◆ Given instruction ◆
Beginning with the opening line of the entries, return every line through the one containing "16.5, 18, 19.5]", both included, and nothing else. Omit pictures.

----- Records shown -----

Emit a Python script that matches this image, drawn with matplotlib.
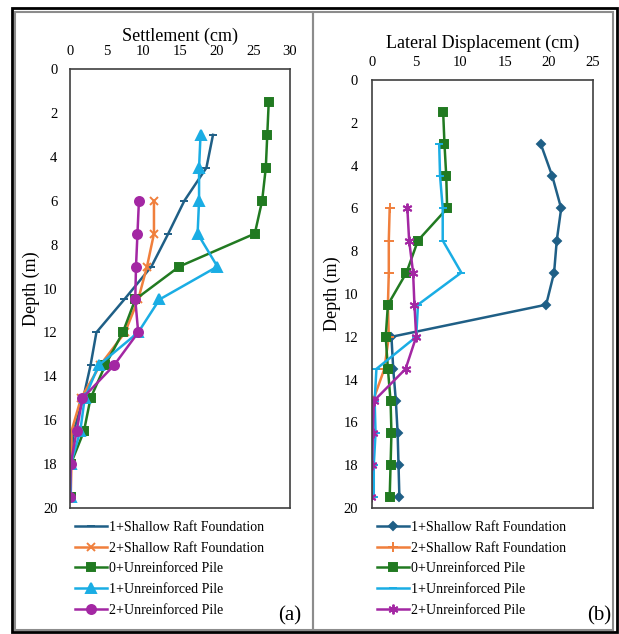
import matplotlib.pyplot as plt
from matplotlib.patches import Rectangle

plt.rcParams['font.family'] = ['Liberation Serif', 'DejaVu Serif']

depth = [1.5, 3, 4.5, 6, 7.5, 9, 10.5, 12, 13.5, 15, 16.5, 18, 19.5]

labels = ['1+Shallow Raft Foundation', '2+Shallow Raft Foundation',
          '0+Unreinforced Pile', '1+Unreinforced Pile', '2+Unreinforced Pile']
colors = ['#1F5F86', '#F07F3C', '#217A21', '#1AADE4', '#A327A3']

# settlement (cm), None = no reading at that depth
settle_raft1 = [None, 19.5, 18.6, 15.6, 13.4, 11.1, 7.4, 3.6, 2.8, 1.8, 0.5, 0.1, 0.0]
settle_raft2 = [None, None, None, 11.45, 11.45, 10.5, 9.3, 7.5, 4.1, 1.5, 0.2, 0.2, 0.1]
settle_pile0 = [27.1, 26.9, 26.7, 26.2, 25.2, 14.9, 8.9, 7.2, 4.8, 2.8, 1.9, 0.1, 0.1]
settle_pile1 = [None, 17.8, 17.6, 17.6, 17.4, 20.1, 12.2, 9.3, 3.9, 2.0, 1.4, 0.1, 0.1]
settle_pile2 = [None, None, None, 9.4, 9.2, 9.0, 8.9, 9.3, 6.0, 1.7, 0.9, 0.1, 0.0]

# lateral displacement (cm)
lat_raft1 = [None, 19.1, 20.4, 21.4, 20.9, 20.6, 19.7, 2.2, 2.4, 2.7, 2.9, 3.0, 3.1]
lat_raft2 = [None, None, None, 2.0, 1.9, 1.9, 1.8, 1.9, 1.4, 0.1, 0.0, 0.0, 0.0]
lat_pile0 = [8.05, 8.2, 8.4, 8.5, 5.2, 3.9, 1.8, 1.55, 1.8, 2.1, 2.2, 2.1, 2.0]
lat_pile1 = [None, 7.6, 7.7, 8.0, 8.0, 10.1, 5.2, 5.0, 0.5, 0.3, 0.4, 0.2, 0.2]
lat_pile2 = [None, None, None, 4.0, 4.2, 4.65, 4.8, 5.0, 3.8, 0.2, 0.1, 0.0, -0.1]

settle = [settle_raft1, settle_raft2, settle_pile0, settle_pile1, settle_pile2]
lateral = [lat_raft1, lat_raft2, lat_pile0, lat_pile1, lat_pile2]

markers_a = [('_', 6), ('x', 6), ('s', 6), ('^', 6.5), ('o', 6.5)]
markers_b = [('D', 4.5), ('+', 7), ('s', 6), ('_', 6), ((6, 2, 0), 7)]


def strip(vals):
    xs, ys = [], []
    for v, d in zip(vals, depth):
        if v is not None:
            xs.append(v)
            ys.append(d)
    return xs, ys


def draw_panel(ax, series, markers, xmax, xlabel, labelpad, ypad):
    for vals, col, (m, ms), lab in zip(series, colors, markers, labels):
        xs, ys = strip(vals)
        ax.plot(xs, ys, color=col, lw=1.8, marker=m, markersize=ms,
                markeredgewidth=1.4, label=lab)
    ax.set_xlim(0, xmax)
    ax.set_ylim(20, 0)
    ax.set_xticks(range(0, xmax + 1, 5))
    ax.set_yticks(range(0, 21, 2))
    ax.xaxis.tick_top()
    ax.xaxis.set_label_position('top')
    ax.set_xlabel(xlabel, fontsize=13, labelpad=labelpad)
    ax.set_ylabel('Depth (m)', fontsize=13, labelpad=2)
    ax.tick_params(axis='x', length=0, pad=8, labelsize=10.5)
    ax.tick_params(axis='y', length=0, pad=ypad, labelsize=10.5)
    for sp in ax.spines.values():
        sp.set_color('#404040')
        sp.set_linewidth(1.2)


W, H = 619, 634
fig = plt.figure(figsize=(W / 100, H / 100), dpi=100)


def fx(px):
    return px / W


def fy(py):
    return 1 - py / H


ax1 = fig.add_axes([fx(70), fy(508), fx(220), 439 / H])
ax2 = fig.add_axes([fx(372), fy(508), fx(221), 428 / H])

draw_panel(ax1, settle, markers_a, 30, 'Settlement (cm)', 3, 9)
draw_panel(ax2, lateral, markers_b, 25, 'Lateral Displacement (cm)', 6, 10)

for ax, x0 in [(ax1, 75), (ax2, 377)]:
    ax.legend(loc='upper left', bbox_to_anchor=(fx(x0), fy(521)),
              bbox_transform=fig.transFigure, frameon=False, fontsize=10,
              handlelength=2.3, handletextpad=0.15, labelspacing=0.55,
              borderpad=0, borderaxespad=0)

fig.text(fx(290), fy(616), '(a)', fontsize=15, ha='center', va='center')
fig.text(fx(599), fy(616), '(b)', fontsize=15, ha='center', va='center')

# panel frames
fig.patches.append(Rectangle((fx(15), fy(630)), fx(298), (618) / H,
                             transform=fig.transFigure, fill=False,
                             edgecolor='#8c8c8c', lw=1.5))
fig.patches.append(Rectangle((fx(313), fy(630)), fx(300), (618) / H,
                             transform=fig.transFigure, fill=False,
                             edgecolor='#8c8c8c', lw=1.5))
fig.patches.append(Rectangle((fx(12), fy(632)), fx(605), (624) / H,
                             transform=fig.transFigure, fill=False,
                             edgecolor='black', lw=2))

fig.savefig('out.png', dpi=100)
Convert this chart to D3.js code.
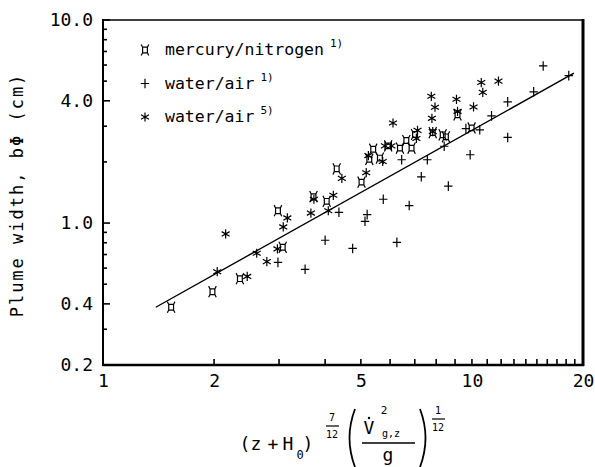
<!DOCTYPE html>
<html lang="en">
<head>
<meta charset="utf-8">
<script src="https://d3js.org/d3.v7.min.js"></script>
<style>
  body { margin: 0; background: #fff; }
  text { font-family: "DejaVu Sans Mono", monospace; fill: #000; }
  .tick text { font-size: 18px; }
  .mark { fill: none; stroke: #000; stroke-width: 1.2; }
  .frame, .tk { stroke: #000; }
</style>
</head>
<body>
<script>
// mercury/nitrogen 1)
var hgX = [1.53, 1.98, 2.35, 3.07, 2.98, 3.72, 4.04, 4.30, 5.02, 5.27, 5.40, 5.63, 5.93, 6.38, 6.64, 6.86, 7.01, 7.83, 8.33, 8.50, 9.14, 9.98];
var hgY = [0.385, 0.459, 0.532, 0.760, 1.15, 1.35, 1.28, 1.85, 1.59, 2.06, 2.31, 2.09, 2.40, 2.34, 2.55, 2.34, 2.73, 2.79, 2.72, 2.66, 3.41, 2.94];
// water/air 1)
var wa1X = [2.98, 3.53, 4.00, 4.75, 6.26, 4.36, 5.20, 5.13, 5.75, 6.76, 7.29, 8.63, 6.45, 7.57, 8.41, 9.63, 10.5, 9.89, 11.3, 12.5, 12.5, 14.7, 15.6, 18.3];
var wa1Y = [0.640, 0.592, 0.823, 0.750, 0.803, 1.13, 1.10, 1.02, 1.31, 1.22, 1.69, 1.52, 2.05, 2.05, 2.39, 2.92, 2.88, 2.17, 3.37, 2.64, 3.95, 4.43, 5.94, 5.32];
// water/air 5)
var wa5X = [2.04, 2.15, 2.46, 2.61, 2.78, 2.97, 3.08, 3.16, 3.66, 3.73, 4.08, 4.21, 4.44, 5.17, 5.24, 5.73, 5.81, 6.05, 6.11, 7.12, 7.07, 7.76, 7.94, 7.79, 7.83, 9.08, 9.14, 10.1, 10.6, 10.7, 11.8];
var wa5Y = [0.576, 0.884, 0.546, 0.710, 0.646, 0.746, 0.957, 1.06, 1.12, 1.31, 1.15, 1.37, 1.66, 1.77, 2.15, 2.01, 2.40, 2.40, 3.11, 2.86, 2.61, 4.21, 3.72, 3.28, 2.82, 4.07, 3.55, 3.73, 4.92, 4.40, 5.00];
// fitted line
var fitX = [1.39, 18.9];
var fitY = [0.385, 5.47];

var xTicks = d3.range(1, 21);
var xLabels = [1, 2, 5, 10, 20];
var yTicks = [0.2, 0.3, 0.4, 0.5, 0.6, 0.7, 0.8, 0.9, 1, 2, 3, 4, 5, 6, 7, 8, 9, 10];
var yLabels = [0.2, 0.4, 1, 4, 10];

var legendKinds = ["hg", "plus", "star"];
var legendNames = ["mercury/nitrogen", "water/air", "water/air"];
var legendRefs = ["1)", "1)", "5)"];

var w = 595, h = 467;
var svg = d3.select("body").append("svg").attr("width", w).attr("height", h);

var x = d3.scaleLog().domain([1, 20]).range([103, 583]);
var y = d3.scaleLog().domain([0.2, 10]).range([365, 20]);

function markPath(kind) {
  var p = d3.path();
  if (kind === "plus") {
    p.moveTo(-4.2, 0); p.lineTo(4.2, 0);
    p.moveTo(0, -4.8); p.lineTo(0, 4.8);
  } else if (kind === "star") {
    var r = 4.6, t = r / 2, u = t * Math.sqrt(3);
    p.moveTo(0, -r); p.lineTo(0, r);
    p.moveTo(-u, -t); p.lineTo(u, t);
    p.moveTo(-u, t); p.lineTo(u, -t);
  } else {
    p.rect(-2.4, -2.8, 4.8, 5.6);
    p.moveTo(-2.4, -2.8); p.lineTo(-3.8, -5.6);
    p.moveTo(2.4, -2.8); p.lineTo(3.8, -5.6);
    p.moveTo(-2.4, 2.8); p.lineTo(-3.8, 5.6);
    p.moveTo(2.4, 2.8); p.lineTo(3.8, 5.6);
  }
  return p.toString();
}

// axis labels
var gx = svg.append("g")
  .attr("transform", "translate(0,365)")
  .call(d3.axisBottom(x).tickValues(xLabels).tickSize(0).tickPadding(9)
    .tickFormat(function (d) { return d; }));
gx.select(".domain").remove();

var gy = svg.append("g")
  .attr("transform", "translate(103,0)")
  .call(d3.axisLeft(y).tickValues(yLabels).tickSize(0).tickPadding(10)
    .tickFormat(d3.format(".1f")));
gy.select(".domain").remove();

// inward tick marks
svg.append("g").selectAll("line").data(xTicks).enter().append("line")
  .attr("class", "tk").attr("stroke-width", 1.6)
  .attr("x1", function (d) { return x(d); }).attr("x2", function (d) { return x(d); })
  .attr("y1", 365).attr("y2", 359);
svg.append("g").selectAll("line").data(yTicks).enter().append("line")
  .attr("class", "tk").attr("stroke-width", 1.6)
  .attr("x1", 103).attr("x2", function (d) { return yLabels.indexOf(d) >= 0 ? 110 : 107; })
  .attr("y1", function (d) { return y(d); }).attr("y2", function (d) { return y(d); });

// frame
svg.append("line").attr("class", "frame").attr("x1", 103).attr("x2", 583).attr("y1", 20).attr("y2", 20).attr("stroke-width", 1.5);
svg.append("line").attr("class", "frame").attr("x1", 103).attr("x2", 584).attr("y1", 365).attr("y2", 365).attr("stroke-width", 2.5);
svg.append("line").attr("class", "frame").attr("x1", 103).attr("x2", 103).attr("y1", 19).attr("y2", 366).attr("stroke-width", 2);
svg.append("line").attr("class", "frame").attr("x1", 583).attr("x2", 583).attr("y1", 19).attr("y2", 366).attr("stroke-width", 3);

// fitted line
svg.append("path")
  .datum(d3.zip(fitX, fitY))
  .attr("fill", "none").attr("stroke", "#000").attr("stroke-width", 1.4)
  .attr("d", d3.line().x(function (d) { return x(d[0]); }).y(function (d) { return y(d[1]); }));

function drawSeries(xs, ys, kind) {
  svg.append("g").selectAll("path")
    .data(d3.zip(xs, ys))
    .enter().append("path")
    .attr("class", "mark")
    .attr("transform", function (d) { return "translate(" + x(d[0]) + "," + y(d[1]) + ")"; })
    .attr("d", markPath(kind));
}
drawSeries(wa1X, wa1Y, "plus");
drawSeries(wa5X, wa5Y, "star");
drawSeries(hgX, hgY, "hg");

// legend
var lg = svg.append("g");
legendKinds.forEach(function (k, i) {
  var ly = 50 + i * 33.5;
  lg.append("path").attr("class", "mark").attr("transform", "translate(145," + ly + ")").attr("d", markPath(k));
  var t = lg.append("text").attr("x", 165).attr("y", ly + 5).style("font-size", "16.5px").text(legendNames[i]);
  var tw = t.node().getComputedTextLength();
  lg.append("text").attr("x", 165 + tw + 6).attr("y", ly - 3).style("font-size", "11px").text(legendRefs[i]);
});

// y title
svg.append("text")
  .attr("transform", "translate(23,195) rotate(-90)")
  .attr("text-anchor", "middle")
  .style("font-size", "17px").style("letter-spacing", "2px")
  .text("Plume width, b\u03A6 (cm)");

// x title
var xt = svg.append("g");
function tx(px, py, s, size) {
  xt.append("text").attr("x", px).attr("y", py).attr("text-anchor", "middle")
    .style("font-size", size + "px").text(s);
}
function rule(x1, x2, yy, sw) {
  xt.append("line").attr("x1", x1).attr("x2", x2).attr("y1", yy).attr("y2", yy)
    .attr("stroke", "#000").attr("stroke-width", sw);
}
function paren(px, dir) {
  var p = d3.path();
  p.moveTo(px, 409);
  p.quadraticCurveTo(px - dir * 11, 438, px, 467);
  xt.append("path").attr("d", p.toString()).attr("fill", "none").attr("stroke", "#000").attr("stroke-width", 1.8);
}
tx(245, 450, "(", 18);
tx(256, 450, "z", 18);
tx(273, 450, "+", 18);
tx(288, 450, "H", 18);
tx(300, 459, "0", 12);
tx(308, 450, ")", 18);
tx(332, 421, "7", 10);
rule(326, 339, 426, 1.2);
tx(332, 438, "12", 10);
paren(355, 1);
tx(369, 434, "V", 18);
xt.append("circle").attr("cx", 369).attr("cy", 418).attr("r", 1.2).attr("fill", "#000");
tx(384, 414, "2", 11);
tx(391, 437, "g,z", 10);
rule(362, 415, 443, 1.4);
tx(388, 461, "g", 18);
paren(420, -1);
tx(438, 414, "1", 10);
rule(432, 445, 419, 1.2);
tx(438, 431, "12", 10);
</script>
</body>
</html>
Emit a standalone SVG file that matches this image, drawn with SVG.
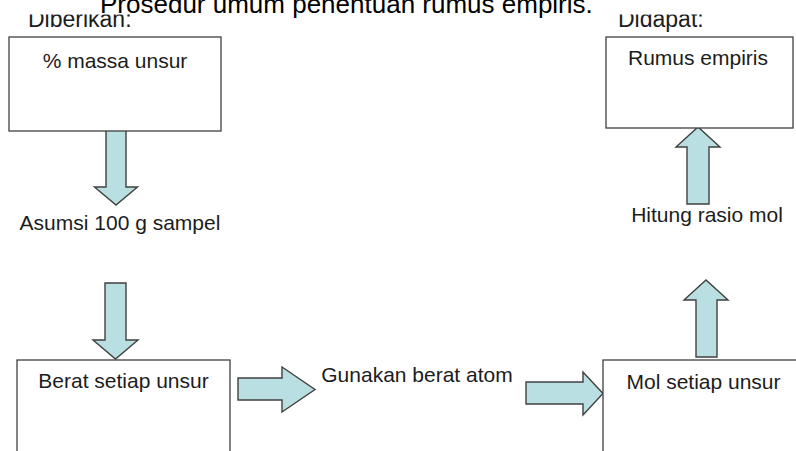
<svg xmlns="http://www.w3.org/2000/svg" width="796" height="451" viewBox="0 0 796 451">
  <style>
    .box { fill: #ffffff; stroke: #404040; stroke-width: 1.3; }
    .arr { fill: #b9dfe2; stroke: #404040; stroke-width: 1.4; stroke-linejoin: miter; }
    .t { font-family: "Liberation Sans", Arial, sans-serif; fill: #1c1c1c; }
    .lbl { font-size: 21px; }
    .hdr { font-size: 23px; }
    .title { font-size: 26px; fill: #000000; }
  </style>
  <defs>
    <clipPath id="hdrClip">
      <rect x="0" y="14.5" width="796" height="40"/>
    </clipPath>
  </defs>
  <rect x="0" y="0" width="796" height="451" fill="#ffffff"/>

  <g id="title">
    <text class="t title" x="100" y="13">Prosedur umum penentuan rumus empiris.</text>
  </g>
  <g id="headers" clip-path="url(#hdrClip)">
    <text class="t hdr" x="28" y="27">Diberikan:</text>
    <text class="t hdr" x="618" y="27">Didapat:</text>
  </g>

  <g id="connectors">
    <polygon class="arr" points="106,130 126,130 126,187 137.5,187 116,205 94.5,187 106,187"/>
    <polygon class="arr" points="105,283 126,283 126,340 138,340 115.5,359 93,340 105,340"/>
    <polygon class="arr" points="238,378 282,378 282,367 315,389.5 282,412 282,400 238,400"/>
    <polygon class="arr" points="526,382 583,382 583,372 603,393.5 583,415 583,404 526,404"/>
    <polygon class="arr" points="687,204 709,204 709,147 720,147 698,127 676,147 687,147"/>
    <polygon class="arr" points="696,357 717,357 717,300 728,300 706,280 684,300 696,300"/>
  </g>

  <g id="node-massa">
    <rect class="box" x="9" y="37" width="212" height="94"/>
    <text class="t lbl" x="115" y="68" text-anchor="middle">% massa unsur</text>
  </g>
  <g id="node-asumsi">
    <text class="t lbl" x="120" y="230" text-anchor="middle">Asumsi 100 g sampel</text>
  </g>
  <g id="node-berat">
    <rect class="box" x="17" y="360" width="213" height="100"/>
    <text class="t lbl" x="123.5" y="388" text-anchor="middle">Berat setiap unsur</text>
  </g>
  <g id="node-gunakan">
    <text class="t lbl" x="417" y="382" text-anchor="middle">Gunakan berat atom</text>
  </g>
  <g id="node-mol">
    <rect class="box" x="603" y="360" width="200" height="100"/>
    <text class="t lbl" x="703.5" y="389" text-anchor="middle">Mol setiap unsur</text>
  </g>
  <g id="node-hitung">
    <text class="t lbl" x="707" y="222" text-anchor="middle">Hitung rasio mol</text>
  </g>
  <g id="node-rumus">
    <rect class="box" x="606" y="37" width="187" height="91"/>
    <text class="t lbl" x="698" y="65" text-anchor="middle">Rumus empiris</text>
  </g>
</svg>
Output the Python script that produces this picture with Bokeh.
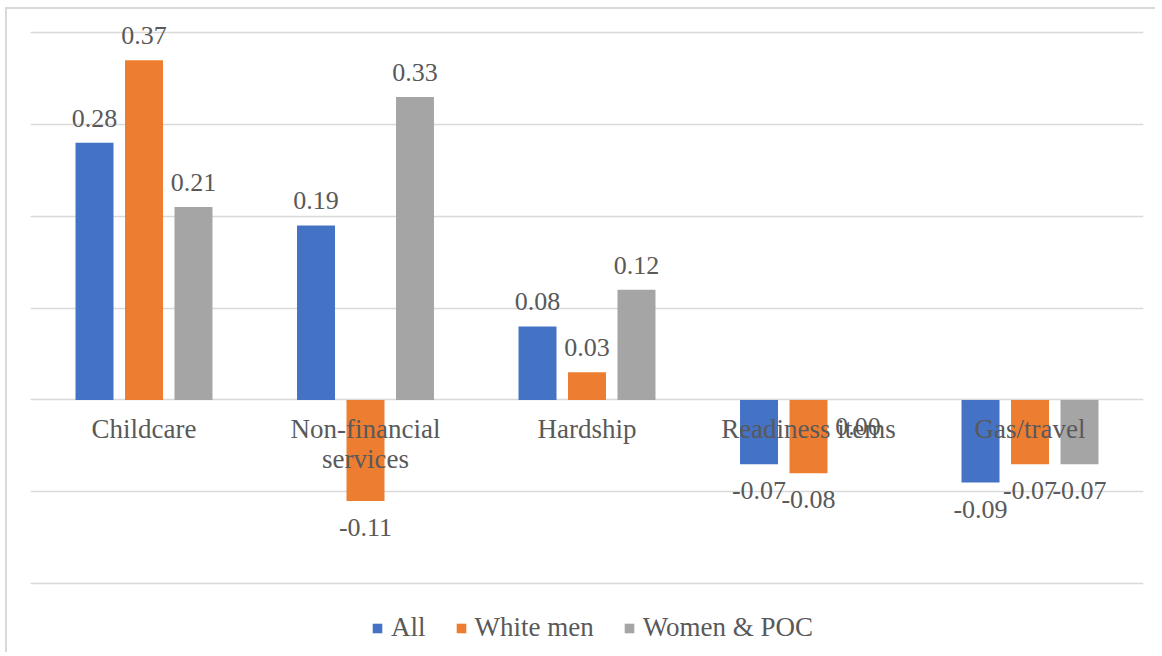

-----

◆ Complete response ◆
Emit a Python script that matches this image, drawn with matplotlib.
import matplotlib.pyplot as plt
from matplotlib.patches import Rectangle

plt.rcParams['font.family'] = ['Liberation Serif', 'DejaVu Serif']

depth = [1.5, 3, 4.5, 6, 7.5, 9, 10.5, 12, 13.5, 15, 16.5, 18, 19.5]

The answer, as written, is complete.